I would not have thought that our whips would expect most of our MPs to vote for anything disproportionate that granted sweeping powers. Julian said that we have to be careful what powers we grant to the security services because they will use all of them.
The Home Office is used to a pretty easy ride for its authoritarian proposals. It certainly had one from Labour who were quite happy at the thought of locking people up without charge for 3 months. It’s having to get used to the fact that Liberal Democrats are different and are not going to let them have their own way all the time. They’ve already had to back off from a full bill, and they are no doubt going to have to go further.
Julian was quite candid that when the draft bill comes out, there will be stuff in it that we are not going to like, that will be unpalatable to all of us. What he wants us to do is focus in very specifically on what needs to be changed. He has a reasonable amount of technical knowledge, but there are people in the party who have much more and he wants to hear from them.
Having been involved in the development of measures on libel reform, which went through a similar process, Julian was a keen advocate of this way of doing things, as he mentioned in his LDV article:
First, we have fantastic news about libel reform. I am delighted that the Defamation Bill will finally come into being. As Liberal Democrats we have long made the case that our libel laws are out-dated and in desperate need of improvement. Our current system unfairly favours the rich because the cost of lawsuits means ordinary people find it very difficult to defend themselves against false allegations. Citizens face great costs if they are accused of libel, regardless of the facts. This has had a chilling effect: justice for those with wealth, not truth, on their side. And we’ve seen libel tourism too – cases brought here because of our lax libel laws.
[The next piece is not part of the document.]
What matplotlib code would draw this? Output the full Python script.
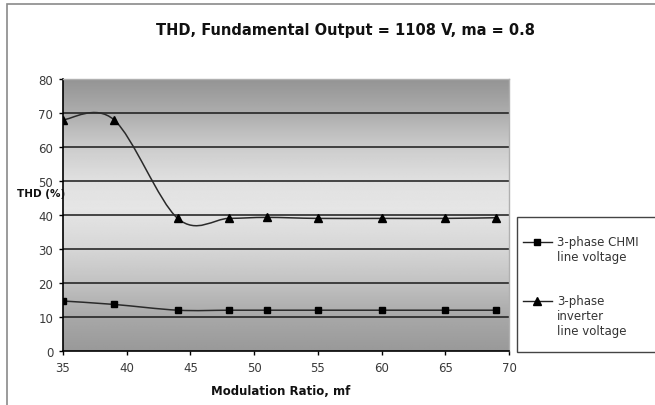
import numpy as np
import matplotlib
matplotlib.use("Agg")
import matplotlib.pyplot as plt
from matplotlib.path import Path
from matplotlib.patches import PathPatch, Rectangle
from matplotlib.lines import Line2D

plt.rcParams['font.family'] = ['DejaVu Sans']

# ---- data ----
mf = [35, 39, 44, 48, 51, 55, 60, 65, 69]
chmi_thd = [14.7, 13.7, 12.0, 12.0, 12.0, 12.0, 12.0, 12.0, 12.0]
inverter_thd = [68.0, 68.0, 39.0, 39.0, 39.3, 39.0, 39.0, 39.0, 39.2]
x_ticks = [35, 40, 45, 50, 55, 60, 65, 70]
y_ticks = [0, 10, 20, 30, 40, 50, 60, 70, 80]
title = "THD, Fundamental Output = 1108 V, ma = 0.8"
x_label = "Modulation Ratio, mf"
y_label = "THD (%)"
series_labels = ["3-phase CHMI\nline voltage", "3-phase\ninverter\nline voltage"]


def smooth_path(xs, ys):
    """Excel-style smoothed line as cubic Bezier segments through the points."""
    p = np.column_stack([xs, ys]).astype(float)
    n = len(p)
    verts = [tuple(p[0])]
    codes = [Path.MOVETO]
    for i in range(n - 1):
        p0 = p[i - 1] if i > 0 else p[i]
        p1 = p[i]
        p2 = p[i + 1]
        p3 = p[i + 2] if i + 2 < n else p[i + 1]
        c1 = p1 + (p2 - p0) / 6.0
        c2 = p2 - (p3 - p1) / 6.0
        verts += [tuple(c1), tuple(c2), tuple(p2)]
        codes += [Path.CURVE4] * 3
    return Path(verts, codes)


W, H = 655, 406
fig = plt.figure(figsize=(W / 100, H / 100), dpi=100)
fig.patch.set_facecolor('white')

# outer chart border
fig.patches.append(Rectangle((7 / W, -0.1), 1.2, 1 - 5 / H + 0.1,
                             transform=fig.transFigure, fill=False,
                             edgecolor='#8a8a8a', linewidth=1.2))

ax = fig.add_axes([63 / W, 1 - 352 / H, (509 - 63) / W, (352 - 80) / H])
ax.set_xlim(35, 70)
ax.set_ylim(0, 80)

# background gradient (dark top and bottom, light in middle)
yy = np.linspace(0, 80, 400)
lum = np.interp(yy, [0, 10, 20, 30, 42, 50, 60, 70, 80],
                [0.60, 0.66, 0.76, 0.84, 0.90, 0.88, 0.80, 0.68, 0.58])
img = np.repeat(lum[:, None], 2, axis=1)
ax.imshow(img, cmap='gray', vmin=0, vmax=1, origin='lower',
          extent=[35, 70, 0, 80], aspect='auto', zorder=0, interpolation='bilinear')

for yv in y_ticks[1:]:
    ax.axhline(yv, color='#1a1a1a', linewidth=1.1, zorder=1)

ax.add_patch(PathPatch(smooth_path(mf, chmi_thd), fill=False,
                       edgecolor='#2a2a2a', linewidth=1.1, zorder=3))
ax.add_patch(PathPatch(smooth_path(mf, inverter_thd), fill=False,
                       edgecolor='#2a2a2a', linewidth=1.1, zorder=3))
ax.plot(mf, chmi_thd, linestyle='none', marker='s', markersize=4.8,
        color='black', zorder=4)
ax.plot(mf, inverter_thd, linestyle='none', marker='^', markersize=5.5,
        color='black', zorder=4)

ax.set_xticks(x_ticks)
ax.set_yticks(y_ticks)
ax.tick_params(axis='both', direction='out', length=3, width=1,
               labelsize=8.5, colors='black', labelcolor='#3a3a3a', pad=4)
for s in ['left', 'bottom']:
    ax.spines[s].set_color('black')
    ax.spines[s].set_linewidth(1.2)
for s in ['top', 'right']:
    ax.spines[s].set_color('#b0b0b0')
    ax.spines[s].set_linewidth(1.0)

fig.text(346 / W, 1 - 31 / H, title, ha='center', va='center',
         fontsize=10.5, fontweight='bold', color='#111111')
fig.text(281 / W, 1 - 392 / H, x_label, ha='center', va='center',
         fontsize=8.5, fontweight='bold', color='#111111')
fig.text(41 / W, 1 - 194 / H, y_label, ha='center', va='center',
         fontsize=7.5, fontweight='bold', color='#111111')

# legend box (runs off the right edge as in the reference)
fig.patches.append(Rectangle((517 / W, 1 - 353 / H), 0.3, (353 - 218) / H,
                             transform=fig.transFigure, facecolor='white',
                             edgecolor='#444444', linewidth=1.0))
leg_y = [243, 302]
markers = ['s', '^']
msizes = [4.8, 5.5]
for yl, m, ms, lab in zip(leg_y, markers, msizes, series_labels):
    fig.add_artist(Line2D([523 / W, 552 / W], [1 - yl / H, 1 - yl / H],
                          transform=fig.transFigure, color='#222222',
                          linewidth=1.0))
    fig.add_artist(Line2D([537 / W], [1 - yl / H], transform=fig.transFigure,
                          marker=m, markersize=ms, color='black',
                          linestyle='none'))
    fig.text(557 / W, 1 - (yl - 7) / H, lab, ha='left', va='top',
             fontsize=8.5, color='#333333', linespacing=1.2)

fig.savefig('out.png', dpi=100)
This Bill should address that problem, and give every person in the UK access to justice and the ability to defend their name and reputation. All of this while protecting free speech. I am very pleased to see that the Bill will give scientists and academics more protection from libel action. At the moment many scientists and academics face a real dilemma when it comes to revealing their research for fear of being sued. The cases of Simon Singh and Peter Wilmshurst have shown just how bad this can be.
On a personal level, I have been pushing on this for a while – I served on the Joint Committee that studied the draft Bill, and I expect the final version to be much improved. I pressed Ken Clarke on this recently and he confirmed that peer-reviewed research should be protected from libel actions. The Defamation Bill is an achievement championed by Liberal Democrats, and one that we can be proud of.
I had been aghast at some of the things being talked about in April and there were indications that certain people in the Westminster Bubble weren’t getting it. I feel a great deal more reassured now that we’re all on the same page. Julian Huppert being part of the process is a large part of that – the man used to be on the Council of Liberty, for goodness’ sake. He can be trusted on this issue. Not only that, but he’s shown willing to listen to what people who are experts in this field in the party have to say.
I suspect strongly that there is still a long way to go in terms of winning our case within the Government on this, but the more focused and forensic our dissection of the proposals, the more chance we have of seeing off unnecessary, illiberal and intrusive measures.